Point Reyes Light - October 6, 2005

Strategy and luck kept fire from reaching Bolinas

By Peter Jamison

How to stop a fire that – at its most intense – burns 3,500 acres an hour (about an acre a second)?

That was the question facing firefighters at the 1995 Inverness Ridge fire, which ultimately burned 15 percent of the Point Reyes National Seashore and destroyed 45 homes in the Paradise Ranch Estates subdivision.

The fire was most ferocious early on the morning of Wednesday, Oct. 4, when it consumed 7,000 acres of parkland in just under two hours. Soon firefighters became concerned about stopping the blaze from advancing on Bolinas.

Under those conditions, said Battalion Chief Tim Thompson of the Marin County Fire Department, combating the blaze is largely a matter of playing defense.
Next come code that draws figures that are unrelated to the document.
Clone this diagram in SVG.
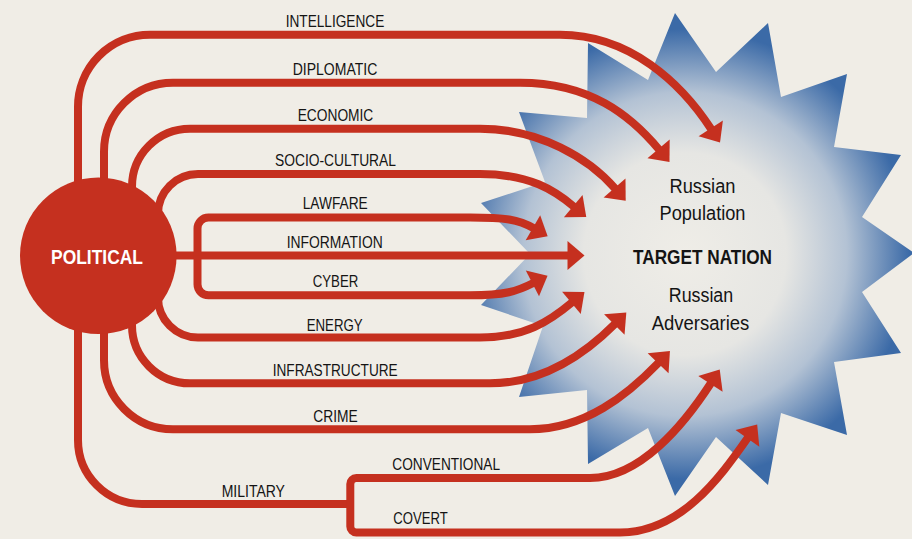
<svg xmlns="http://www.w3.org/2000/svg" width="912" height="539" viewBox="0 0 912 539">
<defs>
<radialGradient id="burst" gradientUnits="userSpaceOnUse" cx="685" cy="254" r="225">
<stop offset="0" stop-color="#efede7"/>
<stop offset="0.45" stop-color="#e6e6e3"/>
<stop offset="0.72" stop-color="#b3c2d4"/>
<stop offset="1" stop-color="#3b6aa7"/>
</radialGradient>
<marker id="ah" markerUnits="userSpaceOnUse" markerWidth="40" markerHeight="40" viewBox="-5 -20 40 40" refX="0" refY="0" orient="auto">
<path d="M-1,-14.5 L16,0 L-1,14.5 Z" fill="#c5301f"/>
</marker>
<style>
.ln{fill:none;stroke:#c5301f;stroke-width:8;stroke-linecap:butt;stroke-linejoin:round}
.arr{marker-end:url(#ah)}
.lb{font-family:"Liberation Sans","Roboto",Arial,sans-serif;font-size:17px;fill:#141414;text-anchor:middle}
.tg{font-family:"Liberation Sans","Roboto",Arial,sans-serif;font-size:20px;fill:#141414;text-anchor:middle}
</style>
</defs>
<rect width="912" height="539" fill="#f0ede6"/>
<g id="target-nation">
<polygon fill="url(#burst)" points="675,13 716,72 768,23 781,97 847,74 834,147 901,155 862,217 914,253 862,292 901,353 834,362 847,435 781,413 768,485 716,437 675,496 648,428 588,464 587,390 519,397 543,326 481,305 530,254 481,203 545,182 519,112 587,118 588,43 648,80"/>
<text class="tg" x="702.5" y="193.3" textLength="66" lengthAdjust="spacingAndGlyphs">Russian</text>
<text class="tg" x="702.5" y="220" textLength="86" lengthAdjust="spacingAndGlyphs">Population</text>
<text class="tg" x="702.5" y="263.5" font-weight="bold" textLength="139" lengthAdjust="spacingAndGlyphs">TARGET NATION</text>
<text class="tg" x="701" y="302.3" textLength="64.4" lengthAdjust="spacingAndGlyphs">Russian</text>
<text class="tg" x="700.5" y="330" textLength="97.7" lengthAdjust="spacingAndGlyphs">Adversaries</text>
</g>
<g id="connectors">
<path class="ln arr" d="M78,215 V107 A72,72 0 0 1 150,34.7 H560 C630,34.7 681.3,83.1 711.3,129.2"/>
<path class="ln arr" d="M104,215 V152 A69,69 0 0 1 173,82.7 H520 C590,82.7 630.3,115.2 659.2,149.7"/>
<path class="ln arr" d="M132,215 V187 A58,58 0 0 1 190,128.7 H480 C540,128.7 589,158.5 615.2,188.7"/>
<path class="ln arr" d="M158,222 V214 A40,40 0 0 1 198,174 H480 C530,174 554.8,190.6 574,206.7"/>
<path class="ln arr" d="M170,255.5 H568.5"/>
<path class="ln arr" d="M197.5,255.5 V228.5 A11,11 0 0 1 208.5,217.5 H470 C505,217.5 518.2,219.3 533.8,228.3"/>
<path class="ln arr" d="M197.5,255.5 V284.3 A11,11 0 0 0 208.5,295.3 H470 C505,295.3 517.3,291.2 533.3,283"/>
<path class="ln arr" d="M158,290 V297.5 A40,40 0 0 0 198,337.5 H480 C525,337.5 549.2,321.5 572.2,302.2"/>
<path class="ln arr" d="M132,300 V325.3 A58,58 0 0 0 190,383.3 H490 C545,383.3 586.7,352.1 615,323.8"/>
<path class="ln arr" d="M104,300 V360.3 A69,69 0 0 0 173,429.3 H530 C585,429.3 627.5,394.9 658.8,362.5"/>
<path class="ln" d="M78,300 V440 A64,64 0 0 0 142,504 H350.3"/>
<path class="ln arr" d="M350.3,504 V484 A6,6 0 0 1 356.3,478 H590 C640,478 683.8,424.9 711,383"/>
<path class="ln arr" d="M350.3,504 V526.5 A6,6 0 0 0 356.3,532.5 H620 C680,532.5 719.3,478.5 748,437.5"/>
</g>
<g id="political">
<circle cx="98.3" cy="255.8" r="78.3" fill="#c5301f"/>
<text x="97" y="263.5" font-family="Liberation Sans, Roboto, Arial, sans-serif" font-size="21" font-weight="bold" fill="#ffffff" text-anchor="middle" textLength="92" lengthAdjust="spacingAndGlyphs">POLITICAL</text>
</g>
<g id="labels">
<text class="lb" x="335" y="26.7" textLength="98.6" lengthAdjust="spacingAndGlyphs">INTELLIGENCE</text>
<text class="lb" x="335" y="75" textLength="84.6" lengthAdjust="spacingAndGlyphs">DIPLOMATIC</text>
<text class="lb" x="335.5" y="120.7" textLength="75.6" lengthAdjust="spacingAndGlyphs">ECONOMIC</text>
<text class="lb" x="335.5" y="166" textLength="121" lengthAdjust="spacingAndGlyphs">SOCIO-CULTURAL</text>
<text class="lb" x="335.2" y="209" textLength="65" lengthAdjust="spacingAndGlyphs">LAWFARE</text>
<text class="lb" x="334.7" y="248.3" textLength="96" lengthAdjust="spacingAndGlyphs">INFORMATION</text>
<text class="lb" x="335.5" y="287.3" textLength="45.6" lengthAdjust="spacingAndGlyphs">CYBER</text>
<text class="lb" x="334.7" y="331" textLength="56" lengthAdjust="spacingAndGlyphs">ENERGY</text>
<text class="lb" x="335.2" y="376" textLength="125" lengthAdjust="spacingAndGlyphs">INFRASTRUCTURE</text>
<text class="lb" x="335.5" y="422.3" textLength="44.4" lengthAdjust="spacingAndGlyphs">CRIME</text>
<text class="lb" x="253.3" y="497.3" textLength="63.3" lengthAdjust="spacingAndGlyphs">MILITARY</text>
<text class="lb" x="446.2" y="470" textLength="107.7" lengthAdjust="spacingAndGlyphs">CONVENTIONAL</text>
<text class="lb" x="420.5" y="524" textLength="54.4" lengthAdjust="spacingAndGlyphs">COVERT</text>
</g>
</svg>
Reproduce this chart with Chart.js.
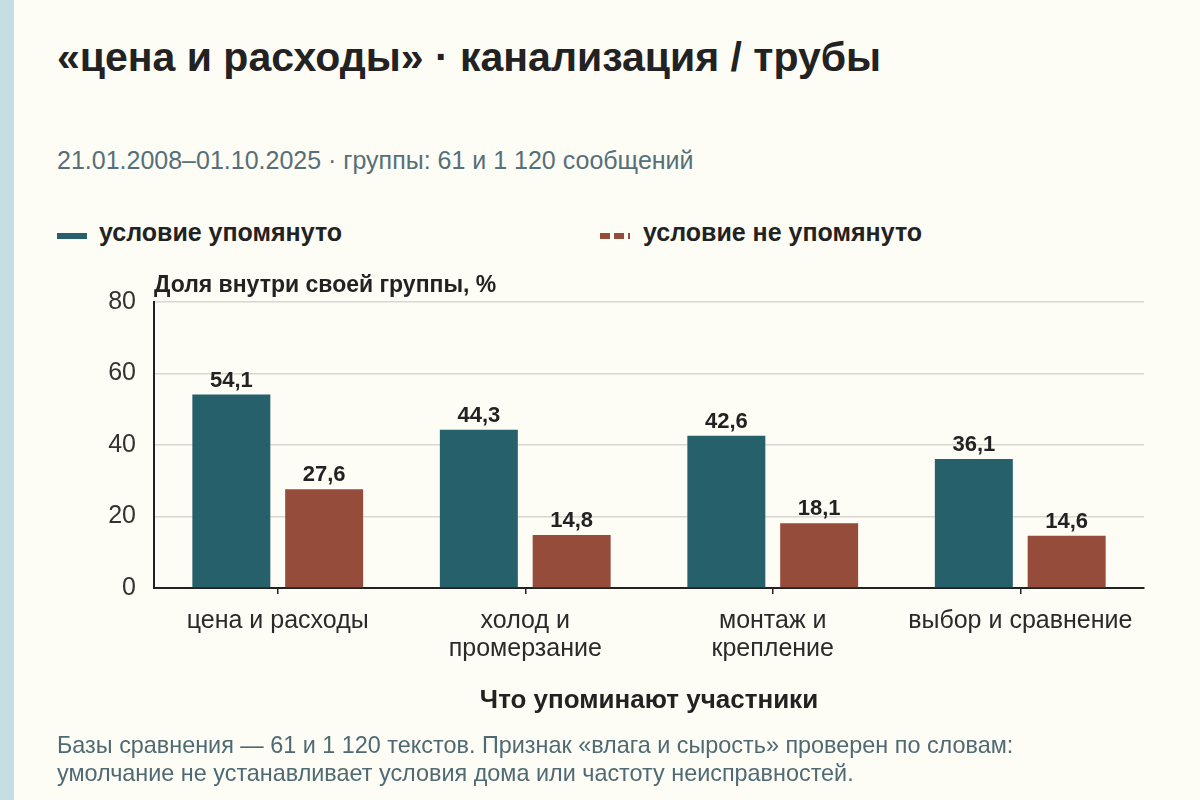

Thompson, who led a strike team during the fire, this week explained, "What’s called ‘direct attack’ goes out the window."

Instead, he said, the more-than-2,000 firefighters at the blaze concentrated on protecting homes, clearing firebreaks, and lighting "backfires," which eliminate potential fuel ahead of the wildfire’s advance.

Saved homes before park

A troika of "incident commanders" – Point Reyes National Seashore Supt. Don Neubacher, Marin County Fire Chief Stan Rowan, and Chief Tom Tarp of the California Division of Forestry – directed firefighters, firetrucks, helicopters, airplanes, and bulldozers. The command center was located at park headquarters in Bear Valley.

Early on, Neubacher told The Light this week, most resources were moved to the fire’s eastern edge, which threatened the towns of Inverness and Inverness Park. That meant giving priority to human life over coastal wilderness – a decision, Neubacher said, he would make again in an instant.

"Under the circumstances," the park superintendent added, "you’re about to lose 400 or 500 homes. It’s a choice that may be easier to make than people think." Neubacher’s own home in Inverness Park was in danger.

The park superintendent went so far as to authorize the use of bulldozers to clear fire breaks in the park’s federally designated "wilderness areas," a move that Battalion Chief Ethan Foote from Forestry and Fire Protection called unprecedented.

"Bulldozers are typically forbidden in national parks," Foote said. "Most of the time, you’re not even allowed to take chainsaws into a ‘wilderness area.’ It was a tremendous decision."

Bulldozers cleared fire breaks

Fire control lines were built along the fire’s northern, eastern, and southern fronts. The eastern front, where most firefighters were set to work, proved too rugged for bulldozers and was cleared by hand, while helicopters dropped water from Tomales Bay onto the fire. Bombers from the air defense base in Santa Rosa were also sent to the fire’s eastern front, where they dropped Phoscheck, a fire retardant distinctive for its bright red color.

North of the blaze, bulldozers cleared firebreaks from Mount Vision Road to Home Ranch. A break was also cleared along Sky Trail to the south, with Bear Valley Road serving as a backup control line, Neubacher said. Beyond that, he added, bulldozers were ready to clear a control line along Stewart Trail if the fire continued to rage south.

Had the southern lines collapsed, the superintendent stressed, firefighters would have been forced to fall back to Mesa Road in Bolinas while the fire burned unchecked through the National Seashore’s remote southwestern region.

Bolinas threatened

Battalion Chief Foote was responsible for creating contingency plans at the Inverness Ridge fire. Had the fire overlept Bear Valley Road, he said, firefighters would have moved in to protect homes in Bolinas. "If we had lost Bear Valley Road, the fire would have burned down to Bolinas," he said. "There’s no place to stop it."

Luck played a role in the final defeat of the Inverness Ridge fire. A rare east wind picked up on the fire’s second day, carrying the flames toward the ocean and away from residences.

Looking back, Neubacher credits the containment of the fire to a combination of strategy and fortune.

"A lot of the strike teams that went to certain homes were instrumental in saving those homes," Neubacher said. "However, if the winds had kept blowing from the northwest, it’s likely under every scenario that we would have lost more. The weather has a lot to do with your success in fighting the fire."